At age 44, Kimberly King spends her days babysitting her granddaughter Zariah.
The adorable toddler is adventurous, quick to wander across the living room for some exploration before returning to grandma’s lap for hugs and reassurance.
King is the matriarch of her busy family, with three generations under one roof, all depending on her for guidance and advice.
She and her husband, Marcus, hope to see this little one and her other six grandchildren grow up to excel in high school, college and beyond. One day, she’d like to watch them get married.
“All the good stuff,” King said.
But the clock is ticking.
King, of Wyoming, Michigan, is all too aware of her family history.
Her mother and grandmother both passed away at age 45. They both had diabetes and high blood pressure, just as she does.
“I have every sickness that they had,” she said. “Now I’m doing everything I need to be doing. I’m trying to keep myself balanced.”
It wasn’t always that way.
In the past, King didn’t take her Type 2 diabetes seriously. She didn’t exercise. Fast food had been a way of life.
“I thought if nobody sees me, I’m getting away with it,” she said.
Shortly after Zariah’s birth, King learned about Core Health, a free Spectrum Health Healthier Communities program for adults with diabetes, congestive heart failure or chronic obstructive pulmonary disease.
The program became a turning point in King’s health journey.
She’s now eating healthier, exercising and handling stress in a new way.
Despite her fear of needles, she is taking responsibility for her future. She gives herself daily insulin injections to control her blood glucose. She carefully monitors her diet, making adjustments as symptoms appear.
“It’s like I’m learning my body all over again,” King said.
The Core Health diabetes program helps patients learn to count carbs and embrace a healthier lifestyle.
The team, which includes a registered nurse, a social worker and community health workers, connects clients with other resources when underlying concerns prevent them from achieving optimal health. This can include steps to help them address food insecurity, inadequate housing or transportation issues. Services are available for English-speaking and Spanish-speaking individuals.
The program hinges on creating relationships, community health worker Dhania Peña said. It doesn’t just help clients set health goals—it aims to help them meet those goals.
This is only achievable by building strong relationships.
Peña said she has thoroughly enjoyed spending time with King.
“When Kimberly enrolled in the program, she had a lot of stressors, a lot of excuses and a lot of stuff going on,” she said. “All this stuff is happening and there was no balance.”
Peña immediately began to encourage King to take care of herself—emotionally and physically.
For King, that came in the form of mindfulness and meditation.
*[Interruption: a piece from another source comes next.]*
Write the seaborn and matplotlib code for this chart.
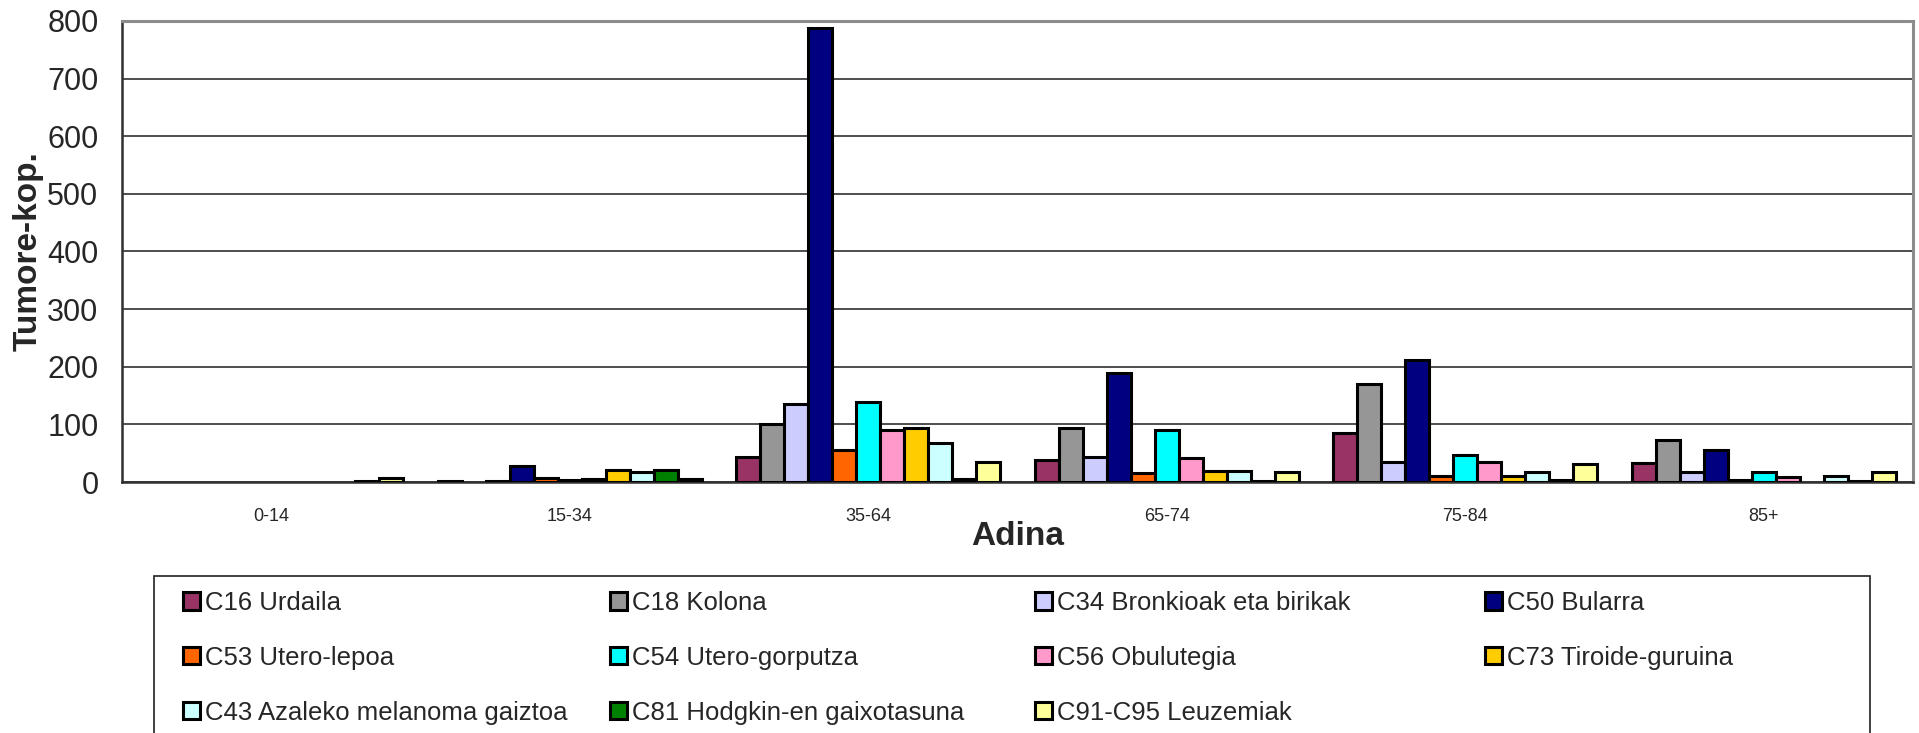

She learned to clear her mind, explore her feelings and control her breathing.
“Her attitude started changing. She is more motivated and she believes in herself more,” Peña said. “If people don’t believe in themselves, it really gets in the way.”
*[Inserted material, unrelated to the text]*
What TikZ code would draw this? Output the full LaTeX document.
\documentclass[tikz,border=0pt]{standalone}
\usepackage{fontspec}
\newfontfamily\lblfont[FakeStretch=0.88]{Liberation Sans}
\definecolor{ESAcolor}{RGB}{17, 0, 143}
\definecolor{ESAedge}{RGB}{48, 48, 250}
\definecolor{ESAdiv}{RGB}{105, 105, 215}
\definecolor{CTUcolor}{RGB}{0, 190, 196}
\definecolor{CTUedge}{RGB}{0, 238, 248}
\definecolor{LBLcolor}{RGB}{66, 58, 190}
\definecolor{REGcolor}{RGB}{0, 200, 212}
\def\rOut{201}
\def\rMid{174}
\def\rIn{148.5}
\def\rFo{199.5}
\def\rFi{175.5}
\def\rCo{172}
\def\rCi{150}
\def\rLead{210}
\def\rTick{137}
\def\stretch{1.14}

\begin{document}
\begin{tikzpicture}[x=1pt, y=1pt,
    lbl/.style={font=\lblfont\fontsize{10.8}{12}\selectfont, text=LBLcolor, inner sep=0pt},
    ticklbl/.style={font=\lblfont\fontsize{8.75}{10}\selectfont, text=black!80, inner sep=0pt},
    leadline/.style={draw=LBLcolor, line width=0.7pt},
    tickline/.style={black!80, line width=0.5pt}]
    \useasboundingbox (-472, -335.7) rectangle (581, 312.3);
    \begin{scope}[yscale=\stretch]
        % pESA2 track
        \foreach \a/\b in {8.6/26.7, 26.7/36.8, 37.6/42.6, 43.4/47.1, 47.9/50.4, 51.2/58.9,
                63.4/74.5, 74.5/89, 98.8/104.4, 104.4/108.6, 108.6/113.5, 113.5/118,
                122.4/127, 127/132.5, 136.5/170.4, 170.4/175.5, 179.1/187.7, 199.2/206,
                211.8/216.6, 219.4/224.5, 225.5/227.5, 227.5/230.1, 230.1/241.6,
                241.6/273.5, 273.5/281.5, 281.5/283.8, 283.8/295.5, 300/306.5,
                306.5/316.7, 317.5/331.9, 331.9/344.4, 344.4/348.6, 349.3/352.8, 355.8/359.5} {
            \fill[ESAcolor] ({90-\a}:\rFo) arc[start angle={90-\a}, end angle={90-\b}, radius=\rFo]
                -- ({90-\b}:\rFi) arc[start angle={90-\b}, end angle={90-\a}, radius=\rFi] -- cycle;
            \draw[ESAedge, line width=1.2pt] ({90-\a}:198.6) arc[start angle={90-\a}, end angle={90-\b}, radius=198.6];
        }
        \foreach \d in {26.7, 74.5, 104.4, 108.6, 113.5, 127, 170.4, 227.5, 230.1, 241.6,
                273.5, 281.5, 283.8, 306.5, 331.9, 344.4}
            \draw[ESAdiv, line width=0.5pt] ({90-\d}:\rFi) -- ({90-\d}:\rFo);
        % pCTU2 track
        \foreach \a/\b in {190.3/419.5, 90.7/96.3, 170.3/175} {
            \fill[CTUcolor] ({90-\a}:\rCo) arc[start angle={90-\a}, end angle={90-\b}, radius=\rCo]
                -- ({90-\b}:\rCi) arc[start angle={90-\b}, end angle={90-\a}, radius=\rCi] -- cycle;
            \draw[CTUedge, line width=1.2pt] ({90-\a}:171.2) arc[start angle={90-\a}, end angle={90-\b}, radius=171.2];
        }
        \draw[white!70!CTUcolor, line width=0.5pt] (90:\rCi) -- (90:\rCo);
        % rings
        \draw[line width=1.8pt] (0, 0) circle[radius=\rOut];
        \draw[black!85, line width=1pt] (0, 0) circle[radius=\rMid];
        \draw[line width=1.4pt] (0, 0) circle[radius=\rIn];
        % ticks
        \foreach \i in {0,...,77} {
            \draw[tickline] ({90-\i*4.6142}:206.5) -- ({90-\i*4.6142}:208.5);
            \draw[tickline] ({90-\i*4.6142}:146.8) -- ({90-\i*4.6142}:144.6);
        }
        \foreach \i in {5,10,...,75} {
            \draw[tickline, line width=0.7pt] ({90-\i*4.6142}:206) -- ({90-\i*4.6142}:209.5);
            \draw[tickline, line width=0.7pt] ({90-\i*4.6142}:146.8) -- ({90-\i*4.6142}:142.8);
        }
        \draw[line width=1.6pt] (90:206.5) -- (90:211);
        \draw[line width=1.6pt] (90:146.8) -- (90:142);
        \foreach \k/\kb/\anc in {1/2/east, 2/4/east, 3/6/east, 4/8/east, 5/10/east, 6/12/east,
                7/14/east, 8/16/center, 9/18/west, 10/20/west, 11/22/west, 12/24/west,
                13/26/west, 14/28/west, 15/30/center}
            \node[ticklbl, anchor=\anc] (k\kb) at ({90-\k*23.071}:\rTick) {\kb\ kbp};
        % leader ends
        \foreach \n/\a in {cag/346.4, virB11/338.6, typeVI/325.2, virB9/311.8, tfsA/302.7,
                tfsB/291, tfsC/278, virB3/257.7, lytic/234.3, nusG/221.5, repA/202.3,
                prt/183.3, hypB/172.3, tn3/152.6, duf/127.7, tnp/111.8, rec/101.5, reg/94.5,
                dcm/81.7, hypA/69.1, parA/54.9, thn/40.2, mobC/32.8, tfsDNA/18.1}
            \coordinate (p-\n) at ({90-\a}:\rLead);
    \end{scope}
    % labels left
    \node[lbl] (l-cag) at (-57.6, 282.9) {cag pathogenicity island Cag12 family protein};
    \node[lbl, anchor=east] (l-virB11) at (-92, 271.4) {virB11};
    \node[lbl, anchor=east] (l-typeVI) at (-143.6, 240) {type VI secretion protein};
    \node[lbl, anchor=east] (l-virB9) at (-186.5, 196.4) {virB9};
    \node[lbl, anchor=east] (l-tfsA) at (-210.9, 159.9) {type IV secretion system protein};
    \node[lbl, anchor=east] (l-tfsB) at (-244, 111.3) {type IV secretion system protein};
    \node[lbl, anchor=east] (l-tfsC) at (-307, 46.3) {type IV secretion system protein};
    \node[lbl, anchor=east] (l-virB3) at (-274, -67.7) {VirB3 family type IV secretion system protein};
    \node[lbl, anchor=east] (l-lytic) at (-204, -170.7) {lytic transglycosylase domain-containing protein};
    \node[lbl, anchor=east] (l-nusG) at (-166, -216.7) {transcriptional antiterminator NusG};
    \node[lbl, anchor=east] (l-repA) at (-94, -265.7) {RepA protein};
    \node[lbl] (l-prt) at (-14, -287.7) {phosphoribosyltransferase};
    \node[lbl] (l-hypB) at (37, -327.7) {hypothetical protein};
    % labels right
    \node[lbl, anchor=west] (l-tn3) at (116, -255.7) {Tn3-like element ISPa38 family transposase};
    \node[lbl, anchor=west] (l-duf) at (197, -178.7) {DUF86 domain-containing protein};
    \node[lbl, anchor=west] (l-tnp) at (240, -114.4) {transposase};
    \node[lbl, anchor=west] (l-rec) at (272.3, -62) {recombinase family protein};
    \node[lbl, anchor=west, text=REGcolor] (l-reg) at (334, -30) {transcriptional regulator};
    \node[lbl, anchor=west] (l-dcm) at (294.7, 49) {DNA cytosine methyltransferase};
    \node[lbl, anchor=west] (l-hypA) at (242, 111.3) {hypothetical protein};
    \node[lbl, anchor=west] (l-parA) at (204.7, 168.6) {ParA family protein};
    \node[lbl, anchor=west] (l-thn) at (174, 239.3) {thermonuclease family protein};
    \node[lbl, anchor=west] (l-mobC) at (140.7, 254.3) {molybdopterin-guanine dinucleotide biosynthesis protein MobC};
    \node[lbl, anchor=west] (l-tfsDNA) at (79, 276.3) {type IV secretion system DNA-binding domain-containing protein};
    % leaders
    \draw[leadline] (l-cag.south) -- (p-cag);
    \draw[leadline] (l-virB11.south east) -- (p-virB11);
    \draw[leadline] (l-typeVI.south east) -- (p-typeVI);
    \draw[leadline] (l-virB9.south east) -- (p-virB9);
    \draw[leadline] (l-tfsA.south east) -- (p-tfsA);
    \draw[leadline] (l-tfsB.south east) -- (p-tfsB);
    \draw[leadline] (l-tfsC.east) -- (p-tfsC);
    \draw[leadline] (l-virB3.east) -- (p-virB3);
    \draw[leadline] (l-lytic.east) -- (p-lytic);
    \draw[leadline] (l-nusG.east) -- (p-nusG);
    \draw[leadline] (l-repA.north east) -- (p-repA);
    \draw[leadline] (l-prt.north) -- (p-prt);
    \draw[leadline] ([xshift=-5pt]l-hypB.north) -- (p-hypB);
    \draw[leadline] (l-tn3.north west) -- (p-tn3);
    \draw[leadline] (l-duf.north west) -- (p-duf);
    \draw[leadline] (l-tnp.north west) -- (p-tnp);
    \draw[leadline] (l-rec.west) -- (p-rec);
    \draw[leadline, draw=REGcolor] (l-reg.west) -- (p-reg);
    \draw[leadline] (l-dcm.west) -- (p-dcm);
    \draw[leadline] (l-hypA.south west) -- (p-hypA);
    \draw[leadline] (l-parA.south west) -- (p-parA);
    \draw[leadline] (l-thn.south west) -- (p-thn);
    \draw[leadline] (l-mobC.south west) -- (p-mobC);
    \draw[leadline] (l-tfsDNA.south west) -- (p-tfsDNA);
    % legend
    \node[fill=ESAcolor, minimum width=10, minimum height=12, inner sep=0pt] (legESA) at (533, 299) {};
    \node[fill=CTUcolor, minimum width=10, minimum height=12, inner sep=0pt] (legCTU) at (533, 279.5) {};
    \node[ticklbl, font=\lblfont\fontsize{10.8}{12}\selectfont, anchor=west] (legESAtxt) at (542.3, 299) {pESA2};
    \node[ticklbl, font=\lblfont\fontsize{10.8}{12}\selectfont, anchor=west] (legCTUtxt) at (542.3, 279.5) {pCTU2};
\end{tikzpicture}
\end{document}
Today, Peña’s home visits with King might include a discussion about diet, comparing notes on meditation and maybe even a walk on the trails of Pinery Park near King’s apartment.
“My goal is to empower people and help them see their true potential,” Peña said. “We help support people so they feel confident in themselves to walk in their journey with diabetes and congestive heart failure.”
By all accounts, it’s working.
“It made me a better person,” King said. “It’s definitely a learning experience for me. I’m hopeful about the future and clinging on to God to get me through.”